Cable video, phone and broadband outages from superstorm Sandy as of 10 a.m. (ET) Wednesday had dropped "well under" 20% of subs in the core area of the storm's impact, according to David Turetsky, chief of the FCC's Public Safety and Homeland Security Bureau.
That is down from an average of 25% as of 10 a.m. Tuesday, when the FCC provided its first post-storm update. The FCC's emergency operations center has been manned 24/7 to provide assistance, including temporary authority for spectrum use.
In a conference call with reporters updating the state of communications in the wake of the storm, Turetsky said the good news was that the situation was improving. The FCC had suggested Tuesday that the situation might get worse before it got better. He said be believed that the figure for cable outages in that core area, defined as 158 counties across 10 states from Virginia and Massachusetts, included both problems at the system end and power outages at consumers' end, but was checking at press time.
Wireless outages were down "a few percentage points" -- three or four, he estimated -- from the 25% figure on Tuesday. He said that was in part because companies were bringing in backup generators and that continuing problems could be attributed to a combination of factors, including lack of power, damage to equipment of lack of connectivity to other parts of the network.
He pointed out the figures were an average, and that in New York and New Jersey the numbers would be higher and it would take longer
to bring them down, pointing out that some plant there was still under water.
There were only a handful of broadcast station outages, though of course power outages would affect the consumer side of that equation for all but those with battery-powered TVs.
Turetsky said that AT&T & T-Mobile had also taken the extraordinary measure of agreeing to a roaming and mobile capacity sharing agreement to try and boost their respective services.
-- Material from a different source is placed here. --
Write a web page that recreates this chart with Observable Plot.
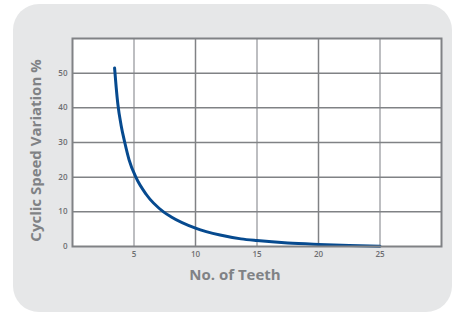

Following the conference, FCC Chairman Julius Genachowski expressed his "deepest condolences" to those who lost loved ones to the storm, thanked first responders and said the FCC would continue to assess and respond in its aftermath,
"Overall, the condition of our communications networks is improving, but serious outages remain, particularly in New York, New Jersey, and other hard-hit areas," he said. "We are continuing to work closely with FEMA and our other federal, state, and local partners - as well as communications companies - in response efforts. In the days and weeks ahead, we will continue to expect the unexpected as the full picture of Hurricane Sandy's impact on communications networks develops. The crisis is not over. We'll continue to be intensely focused on helping with the full recovery of wired and wireless communications infrastructure."